Write out the entries below exactly, starting at the first line and stopping after the line that contains "width=446pt, minimum height=170pt]"; skip all pictures.

(Records with drawing code)
— start —

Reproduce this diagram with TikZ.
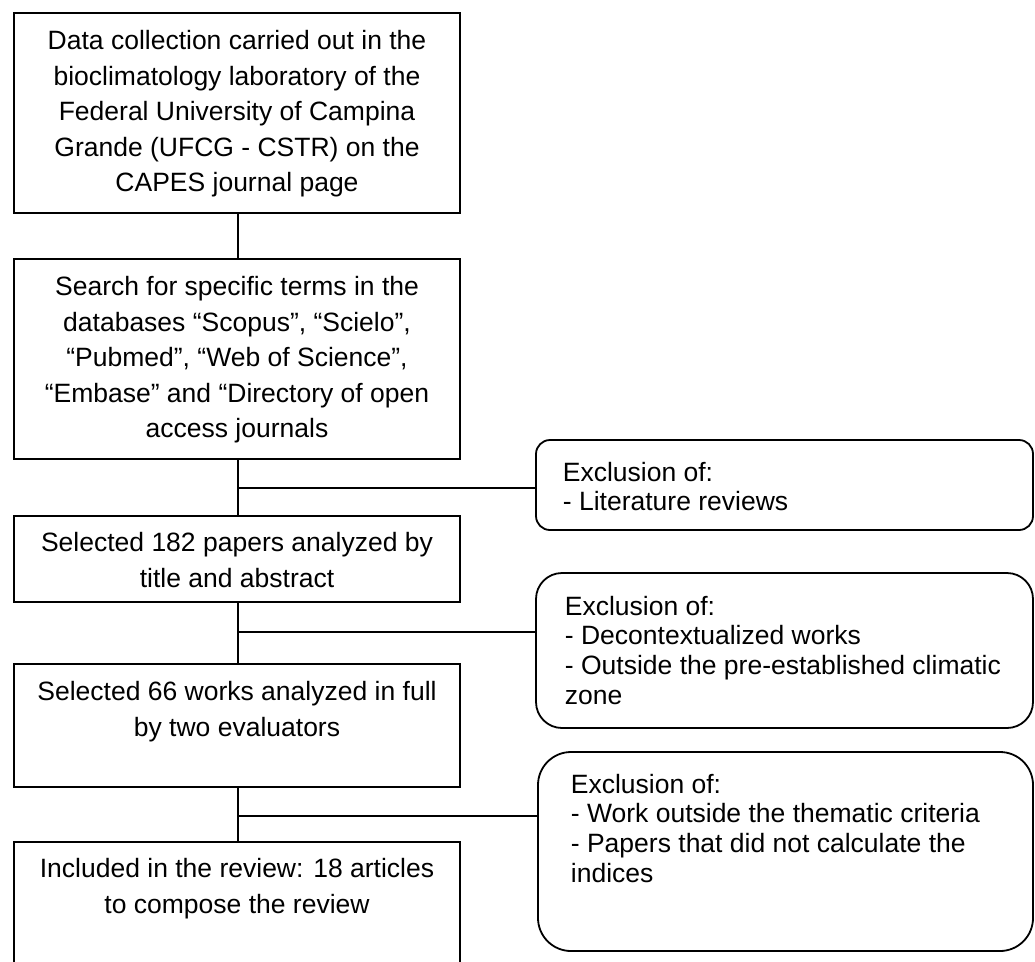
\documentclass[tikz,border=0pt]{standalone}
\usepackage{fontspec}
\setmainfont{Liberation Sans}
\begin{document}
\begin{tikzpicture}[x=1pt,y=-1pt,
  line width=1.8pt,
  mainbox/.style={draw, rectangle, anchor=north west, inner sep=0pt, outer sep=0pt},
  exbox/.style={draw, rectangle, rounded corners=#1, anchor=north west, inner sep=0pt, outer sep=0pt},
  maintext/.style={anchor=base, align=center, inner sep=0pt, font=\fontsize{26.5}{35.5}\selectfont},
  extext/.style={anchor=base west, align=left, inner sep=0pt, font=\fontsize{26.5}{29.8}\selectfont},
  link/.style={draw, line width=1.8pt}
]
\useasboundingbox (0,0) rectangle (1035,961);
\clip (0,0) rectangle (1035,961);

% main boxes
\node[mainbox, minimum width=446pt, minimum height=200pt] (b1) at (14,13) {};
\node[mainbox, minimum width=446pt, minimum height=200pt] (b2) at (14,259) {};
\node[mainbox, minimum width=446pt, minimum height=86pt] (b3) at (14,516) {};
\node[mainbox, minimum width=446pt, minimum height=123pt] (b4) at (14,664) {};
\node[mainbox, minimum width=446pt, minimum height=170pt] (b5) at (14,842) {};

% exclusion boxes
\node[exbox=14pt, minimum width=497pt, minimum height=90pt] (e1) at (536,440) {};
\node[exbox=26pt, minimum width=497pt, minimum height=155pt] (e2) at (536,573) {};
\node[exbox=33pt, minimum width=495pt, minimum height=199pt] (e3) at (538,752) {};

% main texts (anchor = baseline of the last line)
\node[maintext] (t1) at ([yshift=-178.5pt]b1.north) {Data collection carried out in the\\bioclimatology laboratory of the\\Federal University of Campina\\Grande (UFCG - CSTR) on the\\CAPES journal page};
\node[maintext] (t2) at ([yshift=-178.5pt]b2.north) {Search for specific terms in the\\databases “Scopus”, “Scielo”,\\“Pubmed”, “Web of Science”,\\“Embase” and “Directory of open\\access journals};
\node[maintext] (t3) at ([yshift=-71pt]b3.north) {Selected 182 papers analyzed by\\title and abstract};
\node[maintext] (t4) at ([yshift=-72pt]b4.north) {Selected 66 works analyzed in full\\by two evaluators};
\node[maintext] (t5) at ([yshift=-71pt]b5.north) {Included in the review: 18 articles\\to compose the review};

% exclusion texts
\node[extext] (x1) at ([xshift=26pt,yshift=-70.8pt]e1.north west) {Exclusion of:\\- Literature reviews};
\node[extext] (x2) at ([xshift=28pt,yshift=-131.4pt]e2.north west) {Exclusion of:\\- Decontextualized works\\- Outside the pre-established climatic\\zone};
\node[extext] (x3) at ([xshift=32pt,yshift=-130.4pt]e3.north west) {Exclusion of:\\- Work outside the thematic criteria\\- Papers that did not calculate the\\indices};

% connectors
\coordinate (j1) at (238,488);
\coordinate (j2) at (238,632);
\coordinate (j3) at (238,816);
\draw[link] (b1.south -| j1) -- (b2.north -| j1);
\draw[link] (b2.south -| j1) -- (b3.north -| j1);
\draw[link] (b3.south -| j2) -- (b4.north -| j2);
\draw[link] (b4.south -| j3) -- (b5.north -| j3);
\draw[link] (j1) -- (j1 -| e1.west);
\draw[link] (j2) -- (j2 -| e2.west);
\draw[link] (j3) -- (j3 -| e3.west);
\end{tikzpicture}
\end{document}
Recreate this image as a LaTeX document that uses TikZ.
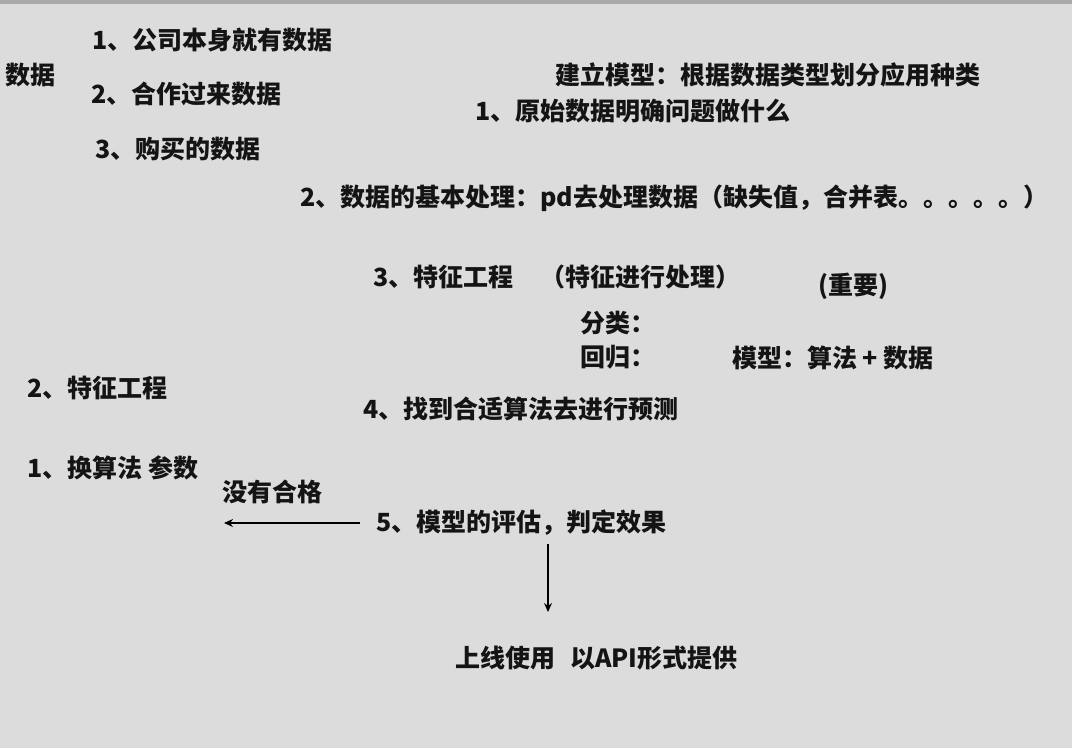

— end —

__WRITTEN RESPONSE__.
Reproduce this diagram with TikZ.
\documentclass[tikz,border=0pt]{standalone}
\usepackage{fontspec}
\setmainfont{Liberation Sans}
\begin{document}
\begin{tikzpicture}[x=1pt,y=-1pt,
  line width=1.8pt,
  mainbox/.style={draw, rectangle, anchor=north west, inner sep=0pt, outer sep=0pt},
  exbox/.style={draw, rectangle, rounded corners=#1, anchor=north west, inner sep=0pt, outer sep=0pt},
  maintext/.style={anchor=base, align=center, inner sep=0pt, font=\fontsize{26.5}{35.5}\selectfont},
  extext/.style={anchor=base west, align=left, inner sep=0pt, font=\fontsize{26.5}{29.8}\selectfont},
  link/.style={draw, line width=1.8pt}
]
\useasboundingbox (0,0) rectangle (1035,961);
\clip (0,0) rectangle (1035,961);

% main boxes
\node[mainbox, minimum width=446pt, minimum height=200pt] (b1) at (14,13) {};
\node[mainbox, minimum width=446pt, minimum height=200pt] (b2) at (14,259) {};
\node[mainbox, minimum width=446pt, minimum height=86pt] (b3) at (14,516) {};
\node[mainbox, minimum width=446pt, minimum height=123pt] (b4) at (14,664) {};
\node[mainbox, minimum width=446pt, minimum height=170pt] (b5) at (14,842) {};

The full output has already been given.